ABSTRACT Immersive 3D communication is an emerging paradigm in the Next‐Generation Internet (NGI) and the Metaverse, enabling volumetric telepresence beyond conventional 2D video streaming. While systems like VirtualCube have demonstrated high‐fidelity real‐time telepresence, they rely on computationally intensive Multi‐View Stereo (MVS) pipelines that impose severe latency penalties and require workstation‐class hardware, making them unsuitable for resource‐constrained edge devices. To address the critical bottleneck of end‐to‐end latency in real‐time immersive services, this paper proposes Neural Implicit Surface Anchor (NISA) Rendering, a lightweight, edge‐friendly framework whose core philosophy is to shift expensive per‐pixel processing to a sparse, semantic‐aware paradigm.
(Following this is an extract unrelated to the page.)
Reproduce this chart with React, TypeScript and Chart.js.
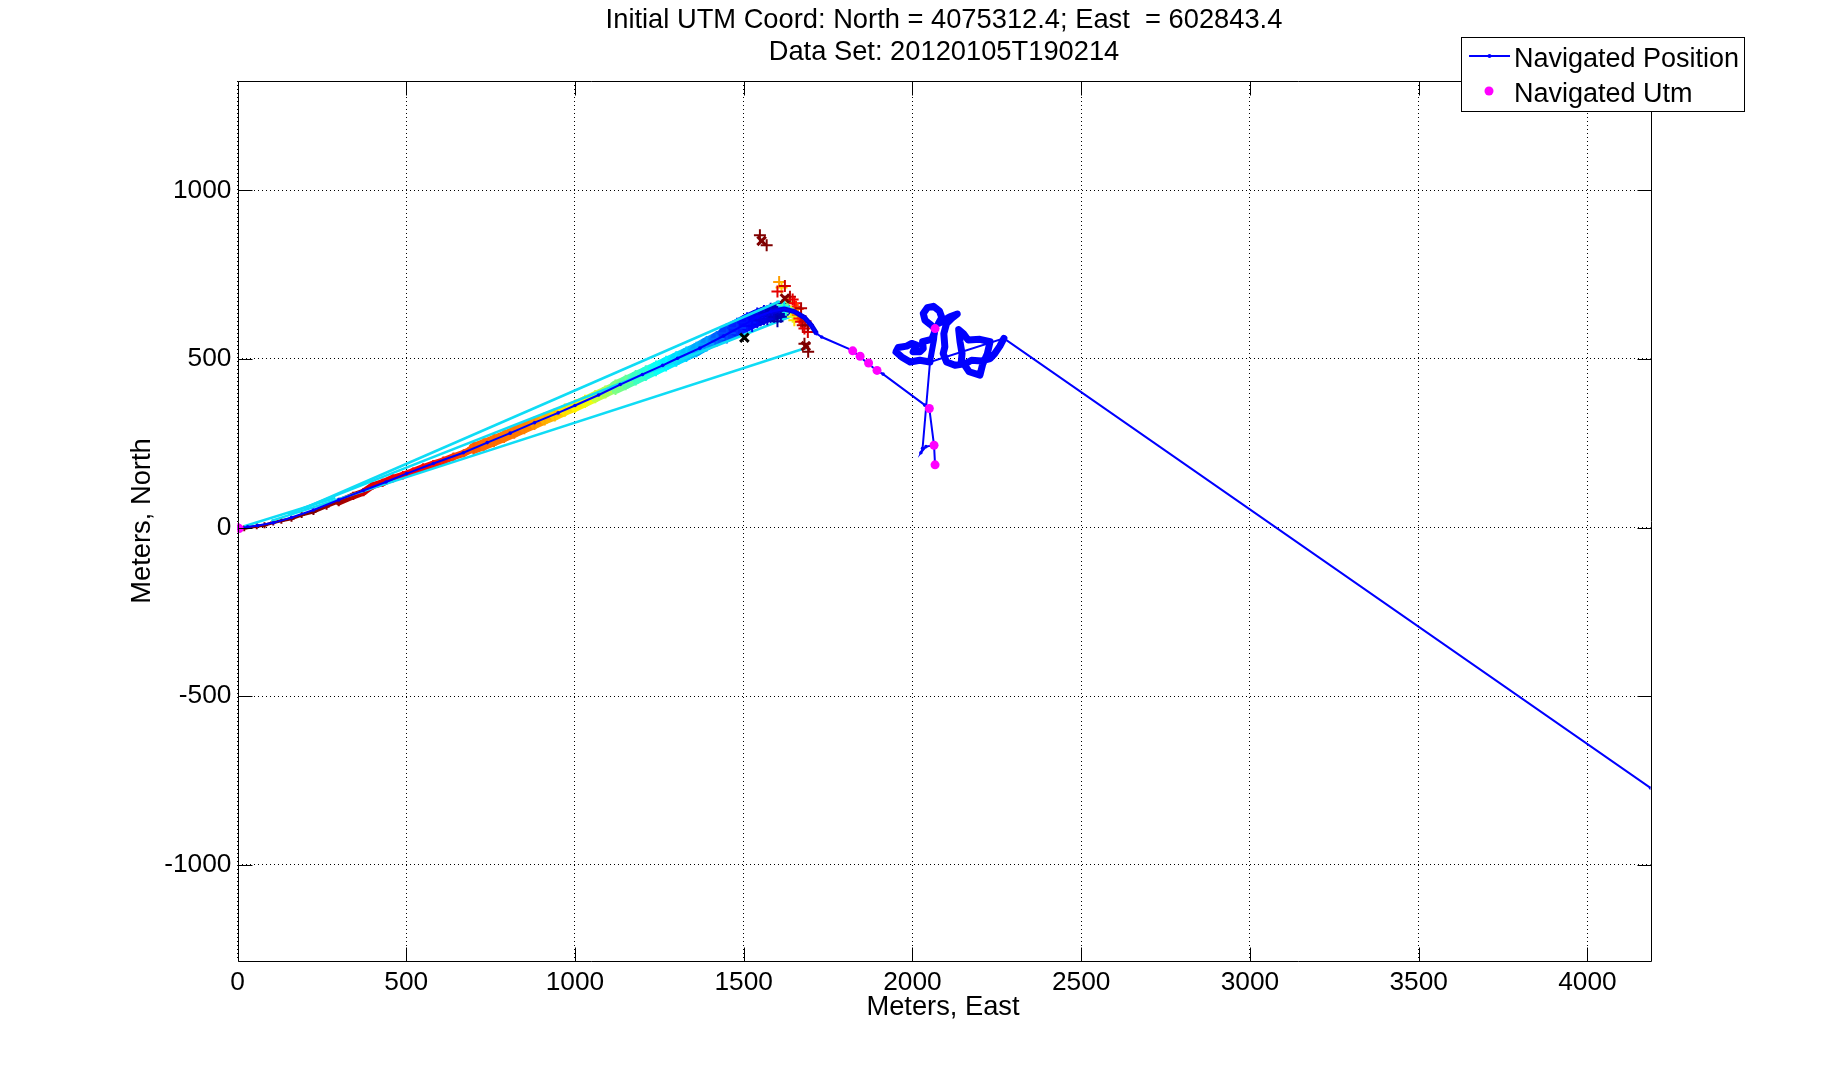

This is realized through two complementary contributions: (1) a sparse‐to‐dense geometric anchor mechanism that replaces dense per‐pixel depth transmission with a minimal set of semantic keypoints, targeting geometric efficiency; and (2) a silhouette‐gated refinement network that skips redundant computations in flat regions, targeting pixel‐level computation efficiency. Experimental results demonstrate that our method reduces floating point operations (FLOPs) by 65% compared to baseline volumetric systems, achieving stable 3D rendering at 52 FPS on consumer‐grade GPUs with a PSNR of 30.15 dB. This approach effectively balances high quality of experience (QoE) with the low‐latency constraints of modern internet infrastructure.